Southern city makes real estate U-turn

By Fang Yunyu Source:Global Times Published: 2012-7-16 0:10:04

Within hours, Zhuhai backed off its attempt to loosen curbs on the real estate industry, reaffirming its restrictions on house buying and pricing. 

He Ningka, the mayor of Zhuhai, Guangdong Province, told local media Saturday the city has not canceled tightening measures on the property industry.

However, the Southern Metropolis Daily reported Saturday that an official at the Zhuhai Housing, Urban-Rural Planning and Development Bureau had said the city would cancel its price ceiling for residential property, and would narrow home buying restrictions.

"The Zhuhai government was trying to loosen property controls against the central government's determination to rein in the real estate market, which was doomed to failure," Yin Kunhua, a professor at the Real Estate Research Centre of Shanghai University of Finance and Economics, told the Global Times Sunday.

The Zhuhai Housing, Urban-Rural Planning and Development Bureau could not be reached Sunday.

Zhuhai, located in the Pearl River Delta, became the first city in the country to impose a home price limit of 11,285 yuan ($1,775) a square meter, effective from November 2011.

Meanwhile the city also barred people unable to supply tax or social insurance certificates issued within Zhuhai from buying apartments in the downtown area for more than a year.

Zhang Yue, chief analyst at property brokerage Homelink, told the Global Times Sunday that many local governments including Zhuhai were under pressure to rein in the real estate market, under orders from Beijing.

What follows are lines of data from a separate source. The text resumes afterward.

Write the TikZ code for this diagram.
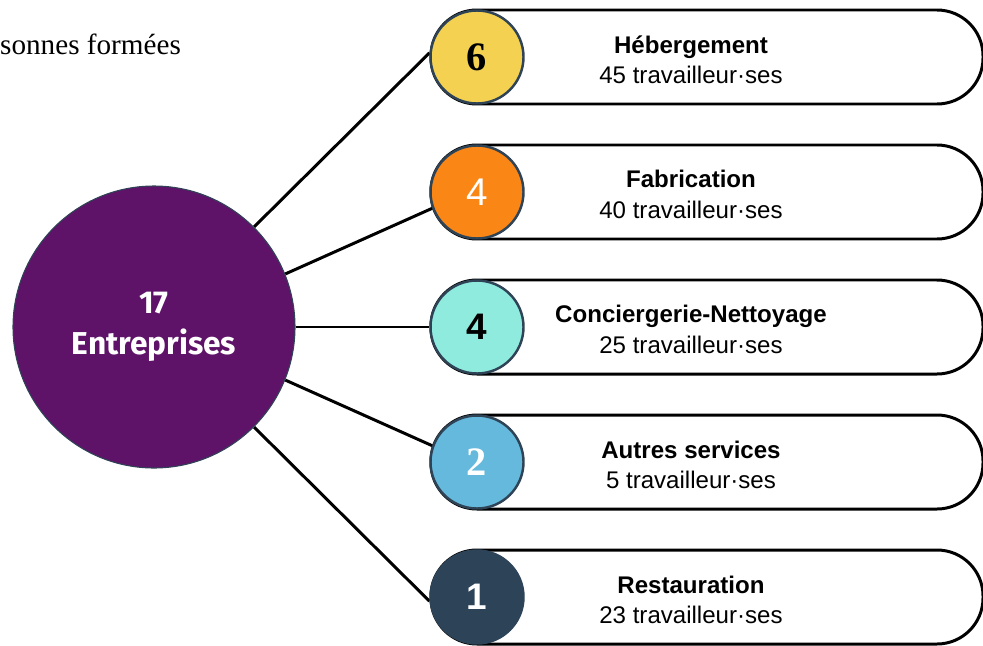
\documentclass[tikz,border=0pt]{standalone}
\usepackage{fontspec}
\setmainfont{Liberation Serif}
\setsansfont{Liberation Sans}
\newfontfamily\humfont{Fira Sans}
\usepackage{xcolor}
\usetikzlibrary{positioning,backgrounds}
\definecolor{entpurple}{HTML}{5E1368}
\definecolor{slateline}{HTML}{2F4356}
\definecolor{hebyellow}{HTML}{F4D150}
\definecolor{faborange}{HTML}{FA8616}
\definecolor{conteal}{HTML}{8EEBDE}
\definecolor{autblue}{HTML}{64B9DC}
\definecolor{resnavy}{HTML}{2D4358}
\tikzset{
  entcirc/.style = {circle, fill=entpurple, draw=slateline, line width=0.6pt,
                    minimum size=5.64cm, inner sep=0pt, text=white, align=center,
                    font=\humfont\bfseries\fontsize{18}{23}\selectfont},
  numcirc/.style = {circle, draw=slateline, line width=1.4pt, minimum size=1.86cm,
                    inner sep=0pt, font=\fontsize{20}{22}\selectfont},
  sectbox/.style = {rectangle, rounded corners=0.92cm, draw=black, fill=white,
                    line width=1.7pt, minimum width=11.04cm, minimum height=1.88cm,
                    inner sep=0pt},
  sectlab/.style = {font=\sffamily\fontsize{13.7}{17.2}\selectfont, align=center},
  spoke/.style   = {line width=1.7pt, black},
}

\begin{document}
\begin{tikzpicture}
\useasboundingbox (0,0) rectangle (19.66,-12.9);
\node[anchor=base west, font=\rmfamily\fontsize{16.6}{18}\selectfont] (titre) at (-0.12,-1.08) {sonnes formées};
% central circle
\node[entcirc] (ent) at (3.08,-6.54) {17\\Entreprises};
% sector boxes
\node[sectbox] (b1) at (14.14,-1.14) {};
\node[sectbox] (b2) at (14.14,-3.84) {};
\node[sectbox] (b3) at (14.14,-6.54) {};
\node[sectbox] (b4) at (14.14,-9.24) {};
\node[sectbox] (b5) at (14.14,-11.94) {};
\node[sectlab] (t1) at ([xshift=-0.32cm,yshift=-0.05cm]b1.center) {\textbf{Hébergement}\\45 travailleur·ses};
\node[sectlab] (t2) at ([xshift=-0.32cm,yshift=-0.05cm]b2.center) {\textbf{Fabrication}\\40 travailleur·ses};
\node[sectlab] (t3) at ([xshift=-0.32cm,yshift=-0.05cm]b3.center) {\textbf{Conciergerie-Nettoyage}\\25 travailleur·ses};
\node[sectlab] (t4) at ([xshift=-0.32cm,yshift=-0.05cm]b4.center) {\textbf{Autres services}\\5 travailleur·ses};
\node[sectlab] (t5) at ([xshift=-0.32cm,yshift=-0.05cm]b5.center) {\textbf{Restauration}\\23 travailleur·ses};
% number circles
\node[numcirc, fill=hebyellow, font=\rmfamily\bfseries\fontsize{23}{24}\selectfont] (n1) at (9.54,-1.14) {6};
\node[numcirc, fill=faborange, text=white, font=\sffamily\fontsize{22}{24}\selectfont] (n2) at (9.54,-3.84) {4};
\node[numcirc, fill=conteal, font=\sffamily\bfseries\fontsize{21}{24}\selectfont] (n3) at (9.54,-6.54) {4};
\node[numcirc, fill=autblue, text=white, font=\rmfamily\bfseries\fontsize{23}{24}\selectfont] (n4) at (9.54,-9.24) {2};
\node[numcirc, fill=resnavy, draw=resnavy, text=white, font=\sffamily\bfseries\fontsize{21}{24}\selectfont] (n5) at (9.54,-11.94) {1};
\begin{scope}[on background layer]
  \draw[spoke] (ent.45) -- (n1.175);
  \draw[spoke] (ent.22.5) -- (n2.200);
  \draw[spoke] (ent.0) -- (n3.180);
  \draw[spoke] (ent.-22.5) -- (n4.160);
  \draw[spoke] (ent.-45) -- (n5.185);
\end{scope}
\end{tikzpicture}
\end{document}
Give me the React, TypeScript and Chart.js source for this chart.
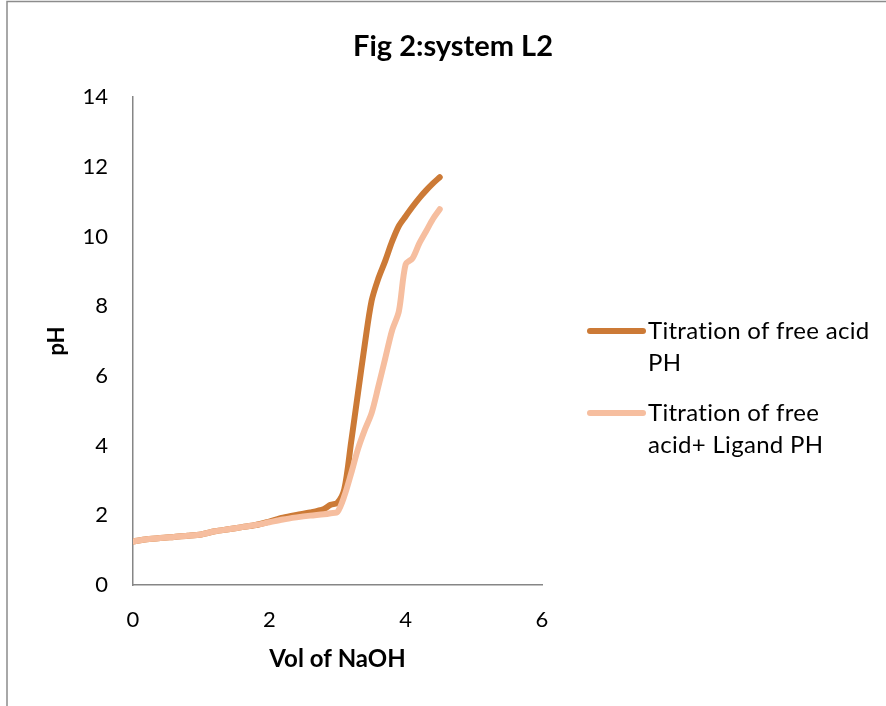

The policy seems to be working: In the first quarter of this year, Zhuhai's economic growth rate stood at 4.1 percent, down 6.7 percentage points from the same period of last year, according to the Zhuhai Statistics Bureau.

Yin noted it makes sense local governments were trying to figure out ways to boost the property industry and local economies.

The government of Wuhu in East China's Anhui Province announced in February that it would offer purchase subsidies to revive the real estate sector. But four days later, Wuhu said it would suspend the plan.

"The real estate industry is an economic pillar for the country. And such a restrictive policy, which directly cuts local government income, will hurt economic development in the long run," Yin said.

A board director at a real estate enterprise, who prefer to be anonymous, told the Global Times Sunday that the domestic curb on the property industry is "a red line" that cannot be crossed, even as an economic slowdown becomes apparent in the world's second-largest economy.